Go-to-market strategy aligns with how buyers actually evaluate alternatives. If research shows that buyers weight implementation speed heavily, the sales process emphasizes proof of concept velocity over feature demonstrations. If buyers consistently need executive stakeholder buy-in, marketing content shifts toward ROI documentation and change management resources.

Pricing strategy reflects actual willingness to pay rather than cost-plus assumptions. Buyer conversations reveal which capabilities command premium pricing and which features buyers expect as table stakes. This granularity enables more sophisticated packaging and pricing strategies that capture value where it exists without creating friction where it doesn't.

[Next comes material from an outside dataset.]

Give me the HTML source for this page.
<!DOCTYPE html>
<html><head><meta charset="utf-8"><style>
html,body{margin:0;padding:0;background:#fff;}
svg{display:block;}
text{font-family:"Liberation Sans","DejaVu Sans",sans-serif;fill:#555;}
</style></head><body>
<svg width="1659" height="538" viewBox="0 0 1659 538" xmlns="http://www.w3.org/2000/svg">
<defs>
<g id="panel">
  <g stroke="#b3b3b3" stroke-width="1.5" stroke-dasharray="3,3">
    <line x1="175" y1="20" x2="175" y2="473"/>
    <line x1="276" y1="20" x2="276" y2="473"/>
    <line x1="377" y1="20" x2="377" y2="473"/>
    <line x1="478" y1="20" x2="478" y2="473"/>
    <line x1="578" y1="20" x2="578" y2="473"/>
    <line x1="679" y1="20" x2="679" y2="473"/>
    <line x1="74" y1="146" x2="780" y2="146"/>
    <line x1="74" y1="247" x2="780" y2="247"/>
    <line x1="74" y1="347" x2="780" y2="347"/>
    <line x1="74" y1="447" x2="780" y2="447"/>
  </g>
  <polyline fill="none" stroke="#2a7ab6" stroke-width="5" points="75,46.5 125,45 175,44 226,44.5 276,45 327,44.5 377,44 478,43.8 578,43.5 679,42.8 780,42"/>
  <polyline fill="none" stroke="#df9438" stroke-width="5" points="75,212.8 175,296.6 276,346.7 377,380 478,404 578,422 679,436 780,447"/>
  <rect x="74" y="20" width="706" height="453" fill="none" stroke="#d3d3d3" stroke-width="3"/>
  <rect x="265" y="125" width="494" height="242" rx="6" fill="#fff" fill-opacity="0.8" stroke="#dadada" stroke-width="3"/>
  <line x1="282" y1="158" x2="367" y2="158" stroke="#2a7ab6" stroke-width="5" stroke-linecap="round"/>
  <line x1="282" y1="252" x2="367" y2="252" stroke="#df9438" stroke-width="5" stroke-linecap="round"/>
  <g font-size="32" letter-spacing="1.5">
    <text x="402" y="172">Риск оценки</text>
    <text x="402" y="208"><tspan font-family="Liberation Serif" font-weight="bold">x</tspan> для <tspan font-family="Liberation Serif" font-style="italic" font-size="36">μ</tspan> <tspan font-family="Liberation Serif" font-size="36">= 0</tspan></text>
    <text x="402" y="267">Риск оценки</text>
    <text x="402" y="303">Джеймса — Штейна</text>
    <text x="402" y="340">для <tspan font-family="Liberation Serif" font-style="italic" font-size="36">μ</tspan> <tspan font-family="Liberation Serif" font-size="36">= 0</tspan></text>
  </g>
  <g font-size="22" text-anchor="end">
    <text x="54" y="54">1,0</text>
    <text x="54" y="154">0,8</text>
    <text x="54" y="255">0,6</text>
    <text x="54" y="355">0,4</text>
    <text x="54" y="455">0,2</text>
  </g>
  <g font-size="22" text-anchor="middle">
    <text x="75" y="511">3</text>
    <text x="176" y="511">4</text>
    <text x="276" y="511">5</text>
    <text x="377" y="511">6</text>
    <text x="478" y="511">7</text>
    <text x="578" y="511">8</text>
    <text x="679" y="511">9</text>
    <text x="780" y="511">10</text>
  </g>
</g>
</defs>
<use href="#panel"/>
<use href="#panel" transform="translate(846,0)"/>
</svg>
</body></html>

M&A strategy identifies targets that address validated buyer needs rather than pursuing theoretical synergies. When systematic research shows that 60% of prospects need capabilities the platform lacks, acquiring those capabilities becomes a clear priority. When buyers consistently mention alternatives in adjacent categories, that suggests expansion opportunities worth exploring.

The competitive moat question that opened this analysis - is it real? - gets a nuanced answer. Most platforms have some defensible differentiation, but rarely in the areas management emphasizes. The moat might exist in implementation complexity rather than product features. It might exist in specific customer segments but not others. It might exist for current customers but not for new logo acquisition.

Systematic buyer research reveals where the moat actually is, how deep it goes, and what investments would deepen it further. That intelligence transforms from interesting diligence data into the foundation for the entire value creation strategy.

The Shift Toward Continuous Intelligence

The most sophisticated PE firms are moving beyond one-time competitive assessments during diligence toward continuous buyer intelligence throughout the hold period. Competitive dynamics shift as markets mature, new entrants emerge, and buyer preferences evolve. Understanding these changes in real-time enables proactive strategy adjustments rather than reactive responses to market share loss.

Quarterly buyer research provides early warning signals that financial metrics miss. When the percentage of prospects citing a specific competitor increases from 20% to 40% over two quarters, that indicates emerging competitive pressure before it appears in win rates. When customers begin mentioning needs the platform doesn't address, that suggests product gaps worth closing before they trigger churn.

Longitudinal tracking also validates whether value creation initiatives are working. If the thesis calls for moving upmarket, buyer research should show increasing consideration among enterprise prospects and stronger win rates against enterprise competitors. If the strategy emphasizes customer experience improvements, buyer conversations should reflect increasing satisfaction with support quality and implementation speed.

This approach transforms buyer intelligence from a point-in-time diligence exercise into a permanent capability that compounds over time. Each round of research builds a richer understanding of competitive dynamics, buyer preferences, and positioning opportunities. The insights inform not just immediate tactical decisions but also long-term strategic direction.

For PE firms, this represents a fundamental shift in how they think about competitive advantage. The question isn't just whether the target company has a moat today, but whether the firm can build the intelligence systems to deepen that moat continuously. The platforms that enable systematic buyer research at scale become infrastructure for value creation, not just diligence tools.

The companies that win aren't necessarily those with the strongest initial positioning. They're the ones that understand their positioning most accurately, adapt fastest to competitive shifts, and invest in the specific capabilities buyers actually value. That requires hearing directly from buyers, systematically and continuously, throughout the entire investment period.